Published in final edited form as: Topics Early Child Spec Educ. 2021 Jul 23;43(2):156–166. doi: 10.1177/02711214211031307

Table 2.

Misconceptions about the Early Adoption of a Natural Sign Language by Hearing Parents and Rebuttals to these Claims.

Misconception 1: “[T]he window for a deaf child to acquire listening and spoken language is much shorter than the window in which ASL can be acquired.” (Sugar, 2015)

Rebuttal 1 • The strongest evidence for the existence of critical periods for language development comes from deaf people learning a sign language (Mayberry & Kluender, 2018).
• If accessible language input is delayed, subsequent development of both sign languages and spoken languages is negatively affected, demonstrating that the same critical period effects observed for spoken languages also exist for sign languages.

Misconception 2: “If you start teaching little kids sign language, it’s a visual system, and visual systems will be easier for a child to get than an auditory system...and so they’re going to get the visual and they’re not going to respond to the listening.” (Madell, 2013)

Rebuttal 2 • This perspective places the burden of accommodating others on the DHH child, who must ‘work hard’ to develop speech so that others will understand them, and it accuses the DHH child of being ‘too lazy’ to do this extra work if an ‘easier’ (more accessible) language is at hand.
• Signing adult cochlear implant users describe “exhaustion” after prolonged use of their CI and the relief of taking it off at the end of the day. Their experiences are substantiated by neurocognitive research (White, 2019). Providing DHH children with readily accessible language input facilitates development while reducing the risk of listening and cognitive fatigue experienced by many DHH children and adults who use CIs (Spellun & Kushalnagar, 2018; Werfel & Hendricks, 2016).

Misconception 3: “Learning sign language later is always an option but learning it early destroys possibilities…it only works if children have early exposure to spoken language.” (Madell, 2017)

Rebuttal 3 • There is no evidence that early signing blocks concurrent or subsequent development of spoken language.
• The claim that signing should only be used in conjunction with and subsequent to a spoken language reflects audist assumptions that sign languages are fundamentally inferior to spoken languages.

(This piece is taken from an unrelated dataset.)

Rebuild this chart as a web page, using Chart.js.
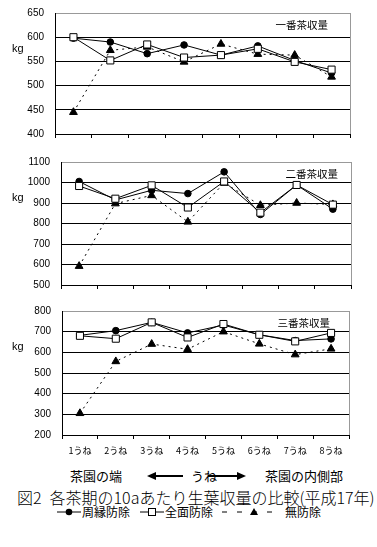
<!DOCTYPE html>
<html>
<head>
<meta charset="utf-8">
<script src="https://cdn.jsdelivr.net/npm/chart.js@4.4.0/dist/chart.umd.min.js"></script>
<style>
  body { margin: 0; background: #fff; width: 377px; height: 547px; position: relative; overflow: hidden;
         font-family: "Noto Sans CJK JP", sans-serif; color: #000; }
  .box { position: absolute; left: 0; width: 377px; }
  .t { position: absolute; white-space: nowrap; line-height: 1; }
  .lg { position: absolute; top: 505px; font-size: 12px; line-height: 14px; white-space: nowrap; }
</style>
</head>
<body>
<div class="box" style="top:0;height:145px"><canvas id="c1"></canvas></div>
<div class="box" style="top:149px;height:147px"><canvas id="c2"></canvas></div>
<div class="box" style="top:298px;height:160px"><canvas id="c3"></canvas></div>

<div class="t" style="left:70px;top:469px;font-size:13px">茶園の端</div>
<svg class="t" style="left:146px;top:470px" width="40" height="12"><line x1="6" y1="6" x2="37" y2="6" stroke="#000" stroke-width="2"/><polygon points="1,6 10,2 10,10" fill="#000"/></svg>
<div class="t" style="left:191px;top:469px;font-size:13px">うね</div>
<svg class="t" style="left:207px;top:470px" width="40" height="12"><line x1="1" y1="6" x2="32" y2="6" stroke="#000" stroke-width="2"/><polygon points="39,6 30,2 30,10" fill="#000"/></svg>
<div class="t" style="left:265px;top:469px;font-size:13px">茶園の内側部</div>
<div class="t" style="left:17px;top:489px;font-size:16px;font-weight:300"><span style="margin-right:8px">図2</span>各茶期の10aあたり生葉収量の比較(平成17年)</div>
<div id="legend"></div>

<script>
// rows (categories)
const rows = ['1うね', '2うね', '3うね', '4うね', '5うね', '6うね', '7うね', '8うね'];
const seriesNames = ['周縁防除', '全面防除', '無防除'];

// 一番茶収量 (kg/10a)
const first_periphery = [598, 590, 566, 584, 563, 582, 552, 526];
const first_whole     = [600, 552, 585, 558, 563, 576, 549, 533];
const first_none      = [445, 573, 580, 549, 586, 565, 563, 518];
const first_ticks     = [400, 450, 500, 550, 600, 650];

// 二番茶収量
const second_periphery = [1005, 915, 962, 946, 1052, 844, 988, 870];
const second_whole     = [983, 921, 986, 878, 1005, 853, 988, 892];
const second_none      = [592, 897, 937, 808, 998, 889, 900, 893];
const second_ticks     = [500, 600, 700, 800, 900, 1000, 1100];

// 三番茶収量
const third_periphery = [682, 705, 745, 694, 732, 685, 657, 665];
const third_whole     = [680, 666, 745, 672, 737, 685, 653, 694];
const third_none      = [305, 556, 640, 615, 700, 641, 589, 617];
const third_ticks     = [200, 300, 400, 500, 600, 700, 800];

const styles = [
  { pointStyle: 'circle', pointRadius: 3.3, pointBackgroundColor: '#000', borderDash: [], order: 2 },
  { pointStyle: 'rect', pointRadius: 5, pointBackgroundColor: '#fff', borderDash: [], order: 0 },
  { pointStyle: 'triangle', pointRadius: 4.5, pointBackgroundColor: '#000', borderDash: [2, 4], order: 1 }
];

const framePlugin = {
  id: 'frame',
  beforeDatasetsDraw(chart) {
    const { ctx, chartArea: a } = chart;
    ctx.save();
    ctx.strokeStyle = '#999';
    ctx.lineWidth = 1;
    ctx.beginPath();
    ctx.moveTo(Math.round(a.right) + 0.5, Math.round(a.top));
    ctx.lineTo(Math.round(a.right) + 0.5, Math.round(a.bottom));
    ctx.stroke();
    ctx.restore();
  },
  afterDraw(chart, args, opts) {
    const { ctx, chartArea: a } = chart;
    ctx.save();
    ctx.fillStyle = '#000';
    ctx.textBaseline = 'middle';
    ctx.font = '11px "Liberation Sans", Arial, sans-serif';
    ctx.textAlign = 'left';
    ctx.fillText('kg', 12, a.top + 36);
    ctx.font = '10.5px "Noto Sans CJK JP", sans-serif';
    ctx.textAlign = 'right';
    ctx.fillText(opts.title, a.right - opts.titleGap, a.top + 12);
    ctx.restore();
  }
};

function makeChart(id, title, values, ticks, axisW, padRight, xAxisH, showX, titleGap) {
  const lo = ticks[0], hi = ticks[ticks.length - 1];
  return new Chart(document.getElementById(id), {
    type: 'line',
    data: {
      labels: rows,
      datasets: values.map((v, i) => Object.assign({
        label: seriesNames[i],
        data: v,
        borderColor: '#000',
        borderWidth: 1,
        pointBorderColor: '#000',
        pointBorderWidth: 1,
        tension: 0,
        fill: false
      }, styles[i]))
    },
    options: {
      responsive: true,
      maintainAspectRatio: false,
      animation: false,
      layout: { padding: { top: 13, right: padRight, left: 0, bottom: 0 } },
      plugins: {
        legend: { display: false },
        tooltip: { enabled: false },
        frame: { title: title, titleGap: titleGap }
      },
      scales: {
        x: {
          offset: true,
          grid: { display: true, drawOnChartArea: false, drawTicks: true, tickLength: 4, offset: true, color: '#000' },
          border: { display: true, color: '#000' },
          ticks: { display: showX, color: '#000', padding: 6, maxRotation: 0,
                   font: { family: '"Noto Sans CJK JP", sans-serif', size: 9 } },
          afterFit: s => { s.height = xAxisH; s.paddingLeft = 0; s.paddingRight = 0; }
        },
        y: {
          min: lo, max: hi,
          grid: { drawTicks: false, color: c => (c.tick && c.tick.value === hi ? '#999' : '#000') },
          border: { display: true, color: '#000' },
          ticks: { stepSize: ticks[1] - ticks[0], padding: 11, color: '#000',
                   callback: v => String(v),
                   font: { family: '"Liberation Sans", Arial, sans-serif', size: 10 } },
          afterFit: s => { s.width = axisW; s.paddingTop = 0; s.paddingBottom = 0; }
        }
      }
    },
    plugins: [framePlugin]
  });
}

makeChart('c1', '一番茶収量', [first_periphery, first_whole, first_none], first_ticks, 55, 27, 11, false, 22);
makeChart('c2', '二番茶収量', [second_periphery, second_whole, second_none], second_ticks, 61, 26, 11, false, 13);
makeChart('c3', '三番茶収量', [third_periphery, third_whole, third_none], third_ticks, 62, 28, 23, true, 19);

// legend: marker + name, placed along the bottom row
const marks = [
  '<circle cx="12" cy="7" r="3.3" fill="#000"/>',
  '<rect x="8.5" y="3.5" width="7" height="7" fill="#fff" stroke="#000"/>',
  '<polygon points="32,3 36,10 28,10" fill="#000"/>'
];
const legendX = [[57, 24, 82], [140, 24, 165], [222, 56, 285]];
document.getElementById('legend').innerHTML = seriesNames.map((n, i) => {
  const [mx, mw, tx] = legendX[i];
  const line = i === 2
    ? '<line x1="0" y1="7" x2="' + mw + '" y2="7" stroke="#000" stroke-width="1" stroke-dasharray="5,10"/>'
    : '<line x1="0" y1="7" x2="' + mw + '" y2="7" stroke="#000" stroke-width="1"/>';
  return '<svg class="lg" style="left:' + mx + 'px" width="' + mw + '" height="14">' + line + marks[i] + '</svg>' +
         '<div class="lg" style="left:' + tx + 'px">' + n + '</div>';
}).join('');
</script>
</body>
</html>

In fact, sign languages are linguistically complex human languages, fully adequate for serving as a first and primary language.

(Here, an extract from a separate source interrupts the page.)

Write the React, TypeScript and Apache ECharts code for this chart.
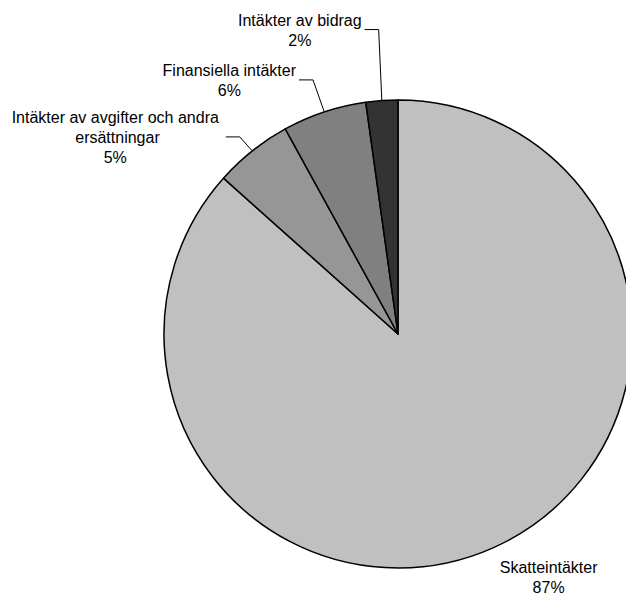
import React, { useEffect, useRef } from "react";
import * as echarts from "echarts";

const categories = [
  "Skatteintäkter",
  "Intäkter av avgifter och andra ersättningar",
  "Finansiella intäkter",
  "Intäkter av bidrag",
];
const values = [86.6, 5.4, 5.8, 2.2];
const colors = ["#C0C0C0", "#969696", "#808080", "#333333"];

const CX = 398;
const CY = 334;
const R = 234;

// label centre offset from the slice's outer mid point
const labelOffsets: { dx: number; dy: number; line: boolean }[] = [
  { dx: 55, dy: 30, line: false },
  { dx: -137, dy: -13, line: true },
  { dx: -95, dy: -31, line: true },
  { dx: -82, dy: -70, line: true },
];

function anchorOf(i: number): [number, number] {
  const total = values.reduce((a, b) => a + b, 0);
  let cum = 0;
  for (let k = 0; k < i; k++) cum += values[k];
  const mid = (cum + values[i] / 2) / total;
  const th = mid * Math.PI * 2;
  return [CX + R * Math.sin(th), CY - R * Math.cos(th)];
}

export default function App() {
  const ref = useRef<HTMLDivElement>(null);
  useEffect(() => {
    if (!ref.current) return;
    const chart = echarts.init(ref.current, null, { renderer: "svg" });
    chart.setOption({
      animation: false,
      backgroundColor: "#ffffff",
      series: [
        {
          type: "pie",
          center: [CX, CY],
          radius: R,
          startAngle: 90,
          clockwise: true,
          avoidLabelOverlap: false,
          itemStyle: { borderColor: "#000000", borderWidth: 1.5 },
          emphasis: { disabled: true },
          label: {
            show: true,
            position: "outside",
            color: "#000000",
            fontFamily: "Arial, 'Liberation Sans', sans-serif",
            fontSize: 16,
            lineHeight: 20,
            align: "center",
            formatter: (p: any) => `${p.name}\n${Math.round(p.percent)}%`,
          },
          labelLine: {
            show: true,
            lineStyle: { color: "#000000", width: 1 },
          },
          labelLayout: (params: any) => {
            const i = params.dataIndex;
            const [ax, ay] = anchorOf(i);
            const o = labelOffsets[i];
            const lx = ax + o.dx;
            const ly = ay + o.dy;
            const res: any = {
              x: lx,
              y: ly,
              align: "center",
              verticalAlign: "middle",
            };
            if (o.line) {
              const w = params.labelRect ? params.labelRect.width : 100;
              const endX = lx + w / 2 + 3;
              res.labelLinePoints = [
                [ax, ay],
                [endX + 14, ly - 1],
                [endX, ly - 1],
              ];
            }
            return res;
          },
          data: categories.map((name, i) => ({
            name,
            value: values[i],
            itemStyle: { color: colors[i] },
            labelLine: { show: labelOffsets[i].line },
            label:
              i === 1
                ? { width: 215, overflow: "break" }
                : {},
          })),
        },
      ],
    });
    return () => chart.dispose();
  }, []);
  return (
    <div
      ref={ref}
      style={{ position: "absolute", left: 0, top: 0, width: 626, height: 593 }}
    />
  );
}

Misconception 4: “[T]he majority of hearing parents typically lack proficiency in American Sign Language (ASL), and, therefore, cannot provide a language-rich environment in both ASL and spoken English.” (Geers et al., 2017)

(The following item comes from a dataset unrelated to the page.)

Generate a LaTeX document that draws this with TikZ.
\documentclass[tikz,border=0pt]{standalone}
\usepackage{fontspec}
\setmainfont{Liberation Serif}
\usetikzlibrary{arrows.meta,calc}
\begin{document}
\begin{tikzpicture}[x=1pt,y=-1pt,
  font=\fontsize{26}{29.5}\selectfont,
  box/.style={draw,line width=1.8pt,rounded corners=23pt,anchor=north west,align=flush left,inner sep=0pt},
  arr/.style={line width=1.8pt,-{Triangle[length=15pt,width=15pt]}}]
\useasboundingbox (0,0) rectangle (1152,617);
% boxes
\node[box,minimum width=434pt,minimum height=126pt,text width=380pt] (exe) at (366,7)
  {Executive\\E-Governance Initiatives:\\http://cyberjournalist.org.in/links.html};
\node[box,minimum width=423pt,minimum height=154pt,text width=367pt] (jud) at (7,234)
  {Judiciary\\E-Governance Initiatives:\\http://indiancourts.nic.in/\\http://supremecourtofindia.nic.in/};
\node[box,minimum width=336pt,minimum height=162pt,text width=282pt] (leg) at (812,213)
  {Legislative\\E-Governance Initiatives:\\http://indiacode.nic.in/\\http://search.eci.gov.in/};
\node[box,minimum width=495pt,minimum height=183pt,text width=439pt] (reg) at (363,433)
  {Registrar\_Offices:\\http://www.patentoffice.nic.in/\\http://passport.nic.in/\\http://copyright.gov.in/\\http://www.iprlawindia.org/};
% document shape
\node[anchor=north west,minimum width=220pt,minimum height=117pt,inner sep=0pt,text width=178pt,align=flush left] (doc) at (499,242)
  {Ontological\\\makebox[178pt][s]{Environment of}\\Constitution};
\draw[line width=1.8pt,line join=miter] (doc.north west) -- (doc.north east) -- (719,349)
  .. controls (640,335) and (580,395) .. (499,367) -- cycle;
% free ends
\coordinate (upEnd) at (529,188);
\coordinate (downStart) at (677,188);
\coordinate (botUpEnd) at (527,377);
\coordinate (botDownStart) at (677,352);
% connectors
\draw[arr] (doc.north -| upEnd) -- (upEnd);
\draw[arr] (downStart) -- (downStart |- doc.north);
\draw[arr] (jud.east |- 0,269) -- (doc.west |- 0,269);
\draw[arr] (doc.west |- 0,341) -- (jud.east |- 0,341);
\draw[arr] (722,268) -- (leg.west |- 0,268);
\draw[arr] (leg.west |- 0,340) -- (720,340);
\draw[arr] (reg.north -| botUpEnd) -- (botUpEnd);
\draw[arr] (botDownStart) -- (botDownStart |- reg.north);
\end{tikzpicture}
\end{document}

Rebuttal 4 • Many hearing parents do learn enough sign for effective communication, and the benefits for their DHH children are worth the effort.
• Parents need not be the sole sign models for their child if they seek out support from a signing community, no matter how small. Deaf adults can provide fluent sign language input to support linguistic development for the whole family, and serve as important social and cultural links to the Deaf community (Crace et al., 2020; Gale et al., 2019).